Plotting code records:
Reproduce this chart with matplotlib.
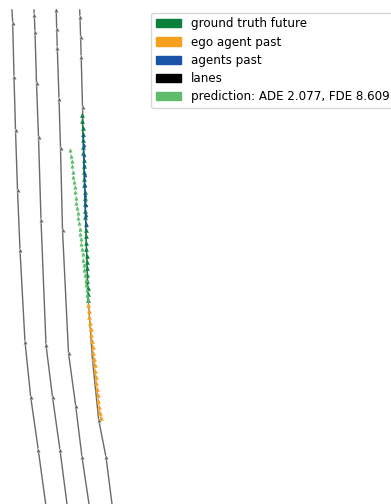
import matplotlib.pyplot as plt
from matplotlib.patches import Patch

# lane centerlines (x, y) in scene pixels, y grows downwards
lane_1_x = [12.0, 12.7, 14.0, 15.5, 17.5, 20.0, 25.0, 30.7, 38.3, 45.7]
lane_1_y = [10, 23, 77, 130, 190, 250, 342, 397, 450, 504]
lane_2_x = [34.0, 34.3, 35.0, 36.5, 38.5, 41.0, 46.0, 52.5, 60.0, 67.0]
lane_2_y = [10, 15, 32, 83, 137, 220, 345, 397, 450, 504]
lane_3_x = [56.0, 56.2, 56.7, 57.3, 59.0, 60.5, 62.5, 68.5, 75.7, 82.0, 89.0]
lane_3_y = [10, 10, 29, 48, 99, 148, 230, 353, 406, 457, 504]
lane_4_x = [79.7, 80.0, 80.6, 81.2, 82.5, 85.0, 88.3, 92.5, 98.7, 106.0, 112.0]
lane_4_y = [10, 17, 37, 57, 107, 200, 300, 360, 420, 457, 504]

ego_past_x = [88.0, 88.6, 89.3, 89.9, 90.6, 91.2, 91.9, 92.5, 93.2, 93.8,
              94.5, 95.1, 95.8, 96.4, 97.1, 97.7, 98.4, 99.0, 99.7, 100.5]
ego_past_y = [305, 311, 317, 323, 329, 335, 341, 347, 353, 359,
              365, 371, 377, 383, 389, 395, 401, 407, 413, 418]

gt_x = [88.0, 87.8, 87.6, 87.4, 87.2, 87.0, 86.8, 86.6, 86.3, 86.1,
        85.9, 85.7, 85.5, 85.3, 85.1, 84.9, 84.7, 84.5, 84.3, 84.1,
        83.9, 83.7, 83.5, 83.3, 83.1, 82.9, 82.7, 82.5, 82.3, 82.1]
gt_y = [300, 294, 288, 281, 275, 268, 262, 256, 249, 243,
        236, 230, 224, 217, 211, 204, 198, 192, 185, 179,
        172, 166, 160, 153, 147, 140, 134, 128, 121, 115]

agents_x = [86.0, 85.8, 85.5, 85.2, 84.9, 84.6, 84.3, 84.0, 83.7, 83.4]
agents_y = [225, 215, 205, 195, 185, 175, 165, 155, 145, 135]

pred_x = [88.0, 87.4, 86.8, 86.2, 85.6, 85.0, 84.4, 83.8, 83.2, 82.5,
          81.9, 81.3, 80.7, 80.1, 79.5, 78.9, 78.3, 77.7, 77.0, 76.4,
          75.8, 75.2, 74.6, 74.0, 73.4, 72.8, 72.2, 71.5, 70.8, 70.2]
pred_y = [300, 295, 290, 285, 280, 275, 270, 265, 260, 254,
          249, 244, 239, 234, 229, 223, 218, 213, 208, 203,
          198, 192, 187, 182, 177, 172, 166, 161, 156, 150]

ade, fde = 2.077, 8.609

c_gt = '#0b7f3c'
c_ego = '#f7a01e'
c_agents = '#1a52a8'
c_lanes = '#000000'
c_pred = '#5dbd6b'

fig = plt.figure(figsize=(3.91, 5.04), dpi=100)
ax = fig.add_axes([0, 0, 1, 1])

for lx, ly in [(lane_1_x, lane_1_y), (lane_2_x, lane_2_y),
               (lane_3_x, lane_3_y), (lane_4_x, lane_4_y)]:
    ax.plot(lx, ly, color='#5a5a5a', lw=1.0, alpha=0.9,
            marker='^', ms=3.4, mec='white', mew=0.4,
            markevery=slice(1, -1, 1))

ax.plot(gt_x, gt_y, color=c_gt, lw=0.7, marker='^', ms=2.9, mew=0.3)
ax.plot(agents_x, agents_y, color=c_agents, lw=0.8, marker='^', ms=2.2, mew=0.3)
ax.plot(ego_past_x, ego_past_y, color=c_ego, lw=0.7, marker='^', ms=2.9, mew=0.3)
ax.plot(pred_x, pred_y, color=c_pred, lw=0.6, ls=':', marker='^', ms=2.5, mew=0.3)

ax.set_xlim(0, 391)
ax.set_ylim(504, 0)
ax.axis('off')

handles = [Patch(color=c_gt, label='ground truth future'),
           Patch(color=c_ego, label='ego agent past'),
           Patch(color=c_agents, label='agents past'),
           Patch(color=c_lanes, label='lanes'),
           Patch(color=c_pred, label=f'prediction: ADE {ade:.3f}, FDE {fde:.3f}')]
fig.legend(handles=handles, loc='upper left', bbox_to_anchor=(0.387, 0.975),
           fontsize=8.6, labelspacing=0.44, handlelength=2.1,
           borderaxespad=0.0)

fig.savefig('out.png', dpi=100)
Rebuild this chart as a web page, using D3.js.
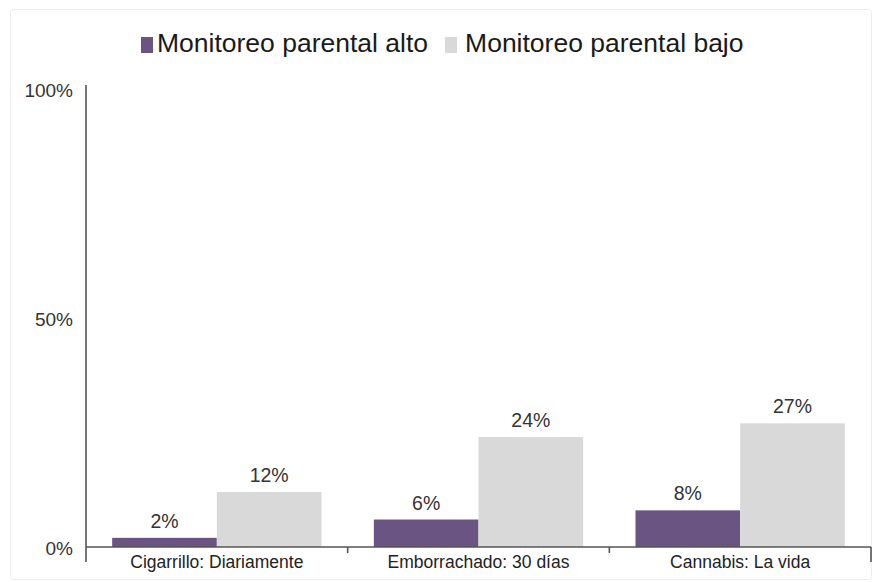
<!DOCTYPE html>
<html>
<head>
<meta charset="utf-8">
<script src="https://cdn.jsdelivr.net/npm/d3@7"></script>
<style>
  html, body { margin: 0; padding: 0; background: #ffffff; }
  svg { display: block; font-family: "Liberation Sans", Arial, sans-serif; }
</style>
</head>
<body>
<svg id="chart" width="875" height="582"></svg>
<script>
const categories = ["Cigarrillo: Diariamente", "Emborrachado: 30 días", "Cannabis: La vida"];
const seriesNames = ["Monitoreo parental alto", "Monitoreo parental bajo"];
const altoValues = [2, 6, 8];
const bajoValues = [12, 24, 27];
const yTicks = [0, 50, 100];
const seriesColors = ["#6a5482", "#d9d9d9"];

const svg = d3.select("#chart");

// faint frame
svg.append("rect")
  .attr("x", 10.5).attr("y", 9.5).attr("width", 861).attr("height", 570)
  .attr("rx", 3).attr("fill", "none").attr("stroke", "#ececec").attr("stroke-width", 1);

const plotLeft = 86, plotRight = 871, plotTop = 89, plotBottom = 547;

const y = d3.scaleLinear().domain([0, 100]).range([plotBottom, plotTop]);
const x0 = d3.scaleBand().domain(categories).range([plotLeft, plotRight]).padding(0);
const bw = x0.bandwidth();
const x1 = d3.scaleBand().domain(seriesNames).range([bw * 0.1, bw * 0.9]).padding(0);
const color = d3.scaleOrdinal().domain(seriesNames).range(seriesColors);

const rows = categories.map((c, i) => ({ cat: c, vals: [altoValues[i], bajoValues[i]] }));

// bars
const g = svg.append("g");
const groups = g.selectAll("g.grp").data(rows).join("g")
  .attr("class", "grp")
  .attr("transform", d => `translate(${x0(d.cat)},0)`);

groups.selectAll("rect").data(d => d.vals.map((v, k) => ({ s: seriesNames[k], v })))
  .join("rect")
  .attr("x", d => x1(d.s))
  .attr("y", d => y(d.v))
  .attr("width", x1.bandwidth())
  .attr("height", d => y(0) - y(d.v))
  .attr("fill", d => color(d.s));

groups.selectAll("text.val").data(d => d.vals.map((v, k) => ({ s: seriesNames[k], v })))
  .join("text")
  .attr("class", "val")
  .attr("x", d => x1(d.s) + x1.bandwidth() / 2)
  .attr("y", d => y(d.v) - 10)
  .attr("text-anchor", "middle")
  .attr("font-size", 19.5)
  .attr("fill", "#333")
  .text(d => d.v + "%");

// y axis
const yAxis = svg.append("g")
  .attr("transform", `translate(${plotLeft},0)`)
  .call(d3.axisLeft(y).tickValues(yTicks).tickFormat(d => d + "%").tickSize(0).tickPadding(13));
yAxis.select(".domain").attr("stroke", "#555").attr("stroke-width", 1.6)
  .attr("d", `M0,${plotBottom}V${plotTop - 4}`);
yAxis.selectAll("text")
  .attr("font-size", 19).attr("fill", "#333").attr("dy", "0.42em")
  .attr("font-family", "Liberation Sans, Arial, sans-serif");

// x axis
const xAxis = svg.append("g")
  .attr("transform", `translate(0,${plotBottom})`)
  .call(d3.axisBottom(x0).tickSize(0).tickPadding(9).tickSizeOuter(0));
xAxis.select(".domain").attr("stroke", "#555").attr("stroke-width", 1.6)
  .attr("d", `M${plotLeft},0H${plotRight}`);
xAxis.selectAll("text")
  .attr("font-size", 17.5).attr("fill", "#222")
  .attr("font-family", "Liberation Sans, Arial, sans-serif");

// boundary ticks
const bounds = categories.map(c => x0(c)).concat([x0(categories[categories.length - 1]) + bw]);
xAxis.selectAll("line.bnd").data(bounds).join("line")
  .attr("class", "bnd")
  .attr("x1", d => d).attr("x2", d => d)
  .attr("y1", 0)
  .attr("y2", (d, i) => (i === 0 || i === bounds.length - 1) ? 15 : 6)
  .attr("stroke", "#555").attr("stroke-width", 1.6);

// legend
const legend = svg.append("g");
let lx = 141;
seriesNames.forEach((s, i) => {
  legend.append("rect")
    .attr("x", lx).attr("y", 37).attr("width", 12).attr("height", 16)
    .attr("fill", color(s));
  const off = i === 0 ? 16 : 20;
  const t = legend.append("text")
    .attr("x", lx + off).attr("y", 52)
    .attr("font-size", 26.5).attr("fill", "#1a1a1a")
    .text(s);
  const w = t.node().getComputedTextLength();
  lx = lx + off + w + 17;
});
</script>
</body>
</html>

Task to carry out:
Repeat exactly the stretch of lines that opens with the line containing "Rebuild this chart" and closes with the line containing "const plotLeft = 86, plotRight". Leave the pictures out, and add nothing.

Output of the exercise:
Rebuild this chart as a web page, using D3.js.
<!DOCTYPE html>
<html>
<head>
<meta charset="utf-8">
<script src="https://cdn.jsdelivr.net/npm/d3@7"></script>
<style>
  html, body { margin: 0; padding: 0; background: #ffffff; }
  svg { display: block; font-family: "Liberation Sans", Arial, sans-serif; }
</style>
</head>
<body>
<svg id="chart" width="875" height="582"></svg>
<script>
const categories = ["Cigarrillo: Diariamente", "Emborrachado: 30 días", "Cannabis: La vida"];
const seriesNames = ["Monitoreo parental alto", "Monitoreo parental bajo"];
const altoValues = [2, 6, 8];
const bajoValues = [12, 24, 27];
const yTicks = [0, 50, 100];
const seriesColors = ["#6a5482", "#d9d9d9"];

const svg = d3.select("#chart");

// faint frame
svg.append("rect")
  .attr("x", 10.5).attr("y", 9.5).attr("width", 861).attr("height", 570)
  .attr("rx", 3).attr("fill", "none").attr("stroke", "#ececec").attr("stroke-width", 1);

const plotLeft = 86, plotRight = 871, plotTop = 89, plotBottom = 547;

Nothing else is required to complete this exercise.